For instance Zulfikar Ali Bhutto’s famous comment during the 1971 crisis, “uthar tum, and ithar hum” has been interpreted by his opponents to divide Pakistan.

Another remark “eliminate him” written by him in one of the files relating to Ahmed Raza Kauri, constituted the evidence for initiating murder case against him that resulted in his death on gallows. Now “eliminate him” can be interpreted in many ways.

Currently, we are not aware or certain if Mr. Asif Zardari in effect is 10 percent or not. But it’s a stigma that goes along with his name both in Pakistan and globally even now when he is the president of Pakistan.

A powerful and prestigious position as the head of the state, instead of erasing or diminishing the onus of stigma, on the contrary, enhances it.

“The higher one goes the steeper one falls” is the adage. That is why the political and prominent figures get a heavy share of rebuke and diatribe than commoners for their follies because they are exposed and their moves and actions lay bare before the people.

President Zardari’s nickname of 10 percent outshines his good parts of personality. For instance he believes and practices the culture of friendship like an article of faith. He is famed for never ditching his friends barring poltical allies or coalition partners. He is fond of glamorous, hilarious and joyful companies.

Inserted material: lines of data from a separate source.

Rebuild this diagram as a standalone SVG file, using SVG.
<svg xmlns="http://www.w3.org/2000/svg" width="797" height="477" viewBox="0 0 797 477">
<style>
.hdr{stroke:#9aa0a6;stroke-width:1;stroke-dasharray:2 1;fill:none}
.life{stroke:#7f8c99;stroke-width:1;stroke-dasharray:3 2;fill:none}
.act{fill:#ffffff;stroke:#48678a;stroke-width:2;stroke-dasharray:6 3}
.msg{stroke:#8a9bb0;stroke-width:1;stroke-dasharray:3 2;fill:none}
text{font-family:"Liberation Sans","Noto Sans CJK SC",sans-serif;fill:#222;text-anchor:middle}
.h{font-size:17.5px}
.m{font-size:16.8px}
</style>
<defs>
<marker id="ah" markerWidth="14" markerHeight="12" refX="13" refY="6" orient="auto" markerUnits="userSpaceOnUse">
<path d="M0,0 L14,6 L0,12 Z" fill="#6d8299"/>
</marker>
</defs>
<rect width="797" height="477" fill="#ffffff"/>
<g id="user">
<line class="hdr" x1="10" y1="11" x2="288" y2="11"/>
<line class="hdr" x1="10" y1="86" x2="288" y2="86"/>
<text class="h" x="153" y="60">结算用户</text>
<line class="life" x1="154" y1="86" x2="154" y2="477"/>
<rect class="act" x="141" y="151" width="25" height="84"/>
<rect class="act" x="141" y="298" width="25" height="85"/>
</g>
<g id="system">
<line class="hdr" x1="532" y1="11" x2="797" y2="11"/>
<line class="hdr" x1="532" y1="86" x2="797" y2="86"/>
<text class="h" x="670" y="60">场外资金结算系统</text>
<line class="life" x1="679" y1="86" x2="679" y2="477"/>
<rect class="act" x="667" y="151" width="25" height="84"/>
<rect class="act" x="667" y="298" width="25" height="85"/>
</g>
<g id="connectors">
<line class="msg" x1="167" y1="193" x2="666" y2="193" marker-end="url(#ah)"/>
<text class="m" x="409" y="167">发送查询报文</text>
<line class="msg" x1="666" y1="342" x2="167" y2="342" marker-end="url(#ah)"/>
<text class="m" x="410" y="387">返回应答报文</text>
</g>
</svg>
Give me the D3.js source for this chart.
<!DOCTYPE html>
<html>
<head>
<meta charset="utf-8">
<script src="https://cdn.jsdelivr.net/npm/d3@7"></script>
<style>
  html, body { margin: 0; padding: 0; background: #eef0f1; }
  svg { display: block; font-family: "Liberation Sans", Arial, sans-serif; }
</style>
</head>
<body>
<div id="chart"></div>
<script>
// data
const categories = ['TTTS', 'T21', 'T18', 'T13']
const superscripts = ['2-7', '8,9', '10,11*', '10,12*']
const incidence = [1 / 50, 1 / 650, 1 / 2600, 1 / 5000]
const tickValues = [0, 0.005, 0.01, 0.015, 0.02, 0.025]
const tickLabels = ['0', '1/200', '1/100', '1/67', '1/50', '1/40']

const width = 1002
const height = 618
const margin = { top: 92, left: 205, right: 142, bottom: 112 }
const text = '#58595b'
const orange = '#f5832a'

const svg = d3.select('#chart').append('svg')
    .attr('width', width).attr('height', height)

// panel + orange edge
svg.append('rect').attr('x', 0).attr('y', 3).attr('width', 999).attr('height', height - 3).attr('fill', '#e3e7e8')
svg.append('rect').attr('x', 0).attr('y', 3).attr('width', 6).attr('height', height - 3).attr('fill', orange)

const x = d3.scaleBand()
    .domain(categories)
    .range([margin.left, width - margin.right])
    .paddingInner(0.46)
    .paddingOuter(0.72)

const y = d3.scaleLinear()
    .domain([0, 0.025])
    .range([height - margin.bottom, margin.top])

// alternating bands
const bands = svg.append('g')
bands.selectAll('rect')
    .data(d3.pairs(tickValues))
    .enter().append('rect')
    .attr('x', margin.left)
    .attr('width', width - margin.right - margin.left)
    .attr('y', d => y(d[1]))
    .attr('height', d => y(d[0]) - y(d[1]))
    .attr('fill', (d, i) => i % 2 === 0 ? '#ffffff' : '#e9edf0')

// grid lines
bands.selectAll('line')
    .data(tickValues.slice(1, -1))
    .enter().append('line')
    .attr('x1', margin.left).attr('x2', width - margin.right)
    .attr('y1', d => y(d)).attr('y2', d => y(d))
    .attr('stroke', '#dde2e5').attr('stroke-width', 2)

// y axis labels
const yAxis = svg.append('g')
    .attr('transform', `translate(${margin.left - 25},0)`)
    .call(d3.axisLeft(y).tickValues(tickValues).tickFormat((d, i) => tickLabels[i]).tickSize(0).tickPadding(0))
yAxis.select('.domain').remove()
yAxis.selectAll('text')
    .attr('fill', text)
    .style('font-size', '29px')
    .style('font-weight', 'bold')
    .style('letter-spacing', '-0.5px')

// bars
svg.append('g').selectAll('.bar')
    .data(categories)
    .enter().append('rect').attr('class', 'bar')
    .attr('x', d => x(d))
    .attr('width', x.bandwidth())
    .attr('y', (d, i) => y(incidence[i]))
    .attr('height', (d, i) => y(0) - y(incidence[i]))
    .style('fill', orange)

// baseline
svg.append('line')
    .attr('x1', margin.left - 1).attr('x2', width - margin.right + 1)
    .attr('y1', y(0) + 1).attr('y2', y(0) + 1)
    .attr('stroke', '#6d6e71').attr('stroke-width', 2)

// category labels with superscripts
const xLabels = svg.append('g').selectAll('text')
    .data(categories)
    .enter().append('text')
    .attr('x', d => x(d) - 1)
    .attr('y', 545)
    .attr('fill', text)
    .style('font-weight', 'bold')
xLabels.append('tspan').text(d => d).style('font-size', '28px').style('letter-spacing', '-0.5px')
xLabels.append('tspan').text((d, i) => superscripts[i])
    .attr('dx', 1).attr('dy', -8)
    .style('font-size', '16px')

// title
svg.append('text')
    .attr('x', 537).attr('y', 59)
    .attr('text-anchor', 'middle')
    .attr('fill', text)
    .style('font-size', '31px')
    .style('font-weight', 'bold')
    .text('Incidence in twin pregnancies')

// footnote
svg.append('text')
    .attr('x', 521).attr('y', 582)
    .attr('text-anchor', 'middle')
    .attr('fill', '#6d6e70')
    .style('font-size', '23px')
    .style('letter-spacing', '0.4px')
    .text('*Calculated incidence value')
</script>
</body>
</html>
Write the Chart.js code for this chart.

He laughs heartily, has a knack for fascinating conversations and interjects his conversation with humor and pleasant anecdotes. In a way he is spendthrift too and prodigality is ingrained in his character. But his corruption suppresses the endearing traits of his personality.

Stigma weakens the confidence of a person and renders him docile and an escapist avoiding public places and social congregations. So the lesson is that one must always remain on guard because one slip of tongue or one carelessly or casually done act can ruin his life and turn him or her into a social pariah.

The stigma once created never recedes and instead keeps swelling. That is why sages have cautioned that “think before you speak and watch before you leap.”